Decision Making and Trajectory Planning of Intelligent Vehicle’ s Lane-Changing Behavior on Highways under Multi-Objective Constrains

Discretionary lane changing is commonly seen in highway driving. Intelligent vehicles are expected to change lanes discretionarily for better driving experience and higher traffic efficiency. This study proposed to optimize the decision-making and trajectory-planning process so that intelligent vehicles made lane changes not only with driving safety taken into account, but also with the goal to improve driving comfort as well as to meet the driver’ s expectation. The mechanism of how various factors contribute to the driver’s intention to change lanes was studied by carrying out a series of driving simulation experiments, and a Lane-Changing Intention Generation (LCIG) model based on Bi-directional Long Short-Term Memory (Bi-LSTM) was proposed.

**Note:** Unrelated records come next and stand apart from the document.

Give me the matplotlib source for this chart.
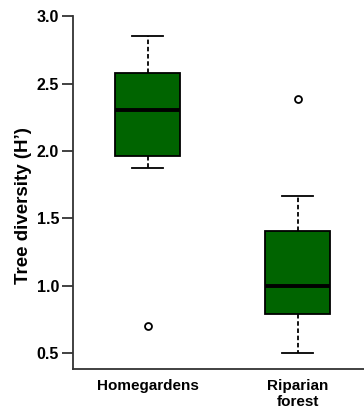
import matplotlib
matplotlib.use("Agg")
import matplotlib.pyplot as plt

categories = ["Homegardens", "Riparian\nforest"]
whisker_low = [1.87, 0.50]
q1 = [1.96, 0.79]
median = [2.30, 1.00]
q3 = [2.58, 1.405]
whisker_high = [2.85, 1.665]
outliers = [[0.70], [2.385]]
yticks = [0.5, 1.0, 1.5, 2.0, 2.5, 3.0]

plt.rcParams['font.family'] = ['Liberation Sans', 'DejaVu Sans']

fig = plt.figure(figsize=(3.64, 4.19), dpi=100)
ax = fig.add_axes([73/364, 50/419, 300/364, 369/419])

stats = []
for i, name in enumerate(categories):
    stats.append(dict(label=name, whislo=whisker_low[i], q1=q1[i], med=median[i],
                      q3=q3[i], whishi=whisker_high[i], fliers=outliers[i]))

ax.bxp(stats, positions=[1, 2], widths=0.43, patch_artist=True,
       boxprops=dict(facecolor="#006400", edgecolor="black", linewidth=1.3),
       medianprops=dict(color="black", linewidth=2.8),
       whiskerprops=dict(color="black", linewidth=1.3, linestyle=(0, (2.5, 1.5))),
       capprops=dict(color="black", linewidth=1.3),
       capwidths=0.21,
       flierprops=dict(marker="o", markersize=5, markerfacecolor="white",
                       markeredgecolor="black", markeredgewidth=1.3))

ax.set_xlim(0.502, 2.502)
ax.set_ylim(0.381, 3.12)
ax.set_yticks(yticks)
ax.set_yticklabels([f"{v:.1f}" for v in yticks], fontsize=11.5, fontweight="bold")
ax.set_xticks([1, 2])
ax.set_xticklabels(categories, fontsize=11, fontweight="bold", linespacing=1.2)
ax.tick_params(axis="x", length=0, pad=7)
ax.tick_params(axis="y", length=8, width=1.3, pad=2, color="#333333")
ax.set_ylabel("Tree diversity (H\u2019)", fontsize=13.5, fontweight="bold")
ax.yaxis.set_label_coords(-0.135, 0.442)

for s in ["top", "right"]:
    ax.spines[s].set_visible(False)
ax.spines["left"].set_bounds(0.381, 3.0)
ax.spines["left"].set_linewidth(1.3)
ax.spines["bottom"].set_linewidth(1.3)
ax.spines["left"].set_color("#333333")
ax.spines["bottom"].set_color("#333333")

fig.savefig("out.png", dpi=100)
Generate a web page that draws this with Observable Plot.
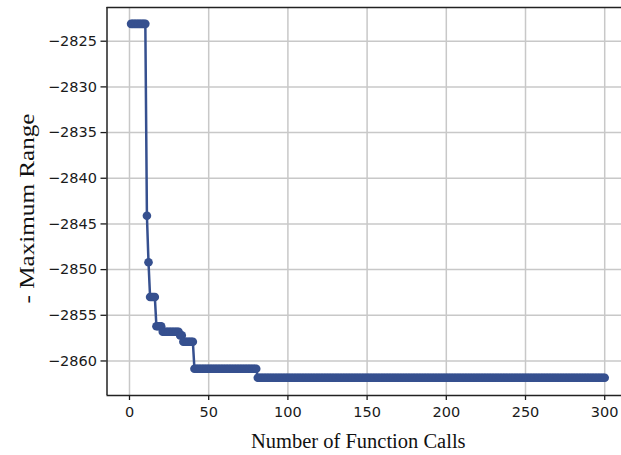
<!DOCTYPE html>
<html>
<head>
<meta charset="utf-8">
<script src="https://cdn.jsdelivr.net/npm/d3@7"></script>
<script src="https://cdn.jsdelivr.net/npm/@observablehq/plot@0.6"></script>
<style>
  html, body { margin: 0; padding: 0; background: #fff; }
  #chart { width: 621px; height: 455px; }
</style>
</head>
<body>
<div id="chart"></div>
<script>
// Run-length data: calls runStart..runEnd all share runValue
const runStart = [1, 11, 12, 13, 17, 21, 32, 34, 41, 81];
const runEnd   = [10, 11, 12, 16, 20, 31, 33, 40, 80, 300];
const runValue = [-2823.1, -2844.1, -2849.2, -2853.0, -2856.2, -2856.8, -2857.2, -2857.9, -2860.85, -2861.84];

const xTicks = [0, 50, 100, 150, 200, 250, 300];
const yTicks = [-2860, -2855, -2850, -2845, -2840, -2835, -2830, -2825];
const xDomain = [-14.2, 310.6];
const yDomain = [-2863.78, -2821.31];
const xTitle = "Number of Function Calls";
const yTitle = "- Maximum Range";

const data = [];
runStart.forEach((s, i) => {
  for (let c = s; c <= runEnd[i]; c++) data.push({call: c, value: runValue[i]});
});

const color = "#36508f";
const fmt = d3.format("d");

const chart = Plot.plot({
  width: 621,
  height: 455,
  marginLeft: 106.5,
  marginRight: 0,
  marginTop: 7,
  marginBottom: 60,
  style: {fontFamily: "DejaVu Sans", fontSize: "14.5px", color: "#1a1a1a", background: "#fff"},
  x: {domain: xDomain, ticks: xTicks, label: null},
  y: {domain: yDomain, ticks: yTicks, label: null},
  marks: [
    Plot.gridX(xTicks, {stroke: "#c8c8c8", strokeOpacity: 1, strokeWidth: 1.5}),
    Plot.gridY(yTicks, {stroke: "#c8c8c8", strokeOpacity: 1, strokeWidth: 1.5}),
    Plot.axisX(xTicks, {tickSize: 5, tickPadding: 6, strokeWidth: 1.3, fontSize: 14.5, tickFormat: fmt, label: null}),
    Plot.axisY(yTicks, {tickSize: 6, tickPadding: 4, strokeWidth: 1.3, fontSize: 14.5, tickFormat: fmt, label: null}),
    Plot.ruleX([xDomain[0]], {stroke: "#222", strokeWidth: 1.5}),
    Plot.ruleY([yDomain[0]], {stroke: "#222", strokeWidth: 1.5}),
    Plot.ruleY([yDomain[1]], {stroke: "#222", strokeWidth: 1.5}),
    Plot.line(data, {x: "call", y: "value", stroke: color, strokeWidth: 2.5}),
    Plot.dot(data, {x: "call", y: "value", fill: color, r: 4.3, stroke: null}),
    Plot.text([xTitle], {frameAnchor: "bottom", lineAnchor: "middle", textAnchor: "middle", dy: 46, dx: -6, fontFamily: "Liberation Serif", fontSize: 20.5, fill: "#111"}),
    Plot.text([yTitle], {frameAnchor: "left", textAnchor: "middle", lineAnchor: "middle", dx: -80, dy: 7, rotate: -90, fontFamily: "Liberation Serif", fontSize: 21, fill: "#111", className: "ytitle"})
  ]
});
d3.select(chart).selectAll(".ytitle text")
  .attr("textLength", 190)
  .attr("lengthAdjust", "spacingAndGlyphs");
document.getElementById("chart").appendChild(chart);
</script>
</body>
</html>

The inputs of the Bi-LSTM were data fragments of several influencing factors including the relative velocity and the distance between the relative vehicles, the type of the preceding vehicles, and the average velocity of the adjacent traffic flows, that over a certain period of time, which was determined via examining subjects’ visual behaviors of the left view mirror or the right view mirror. By combining the LCIG model with a feasibility judgement model which was based on minimum safety spacing (MSS), a lane-changing decision-making model satisfying driving safety and drivers’ expectation was proposed. The model was trained with a part of trajectory dataset obtained from the simulation driving experiments. The jerk was taken into full consideration as boundary condition on the basis of seventh-degree polynomial trajectory planning. The proposed decision-making model were verified against a test dataset from the other parts of experimental data and the results show that the model resembles the lane-changing decision-making process of human drivers in real-world.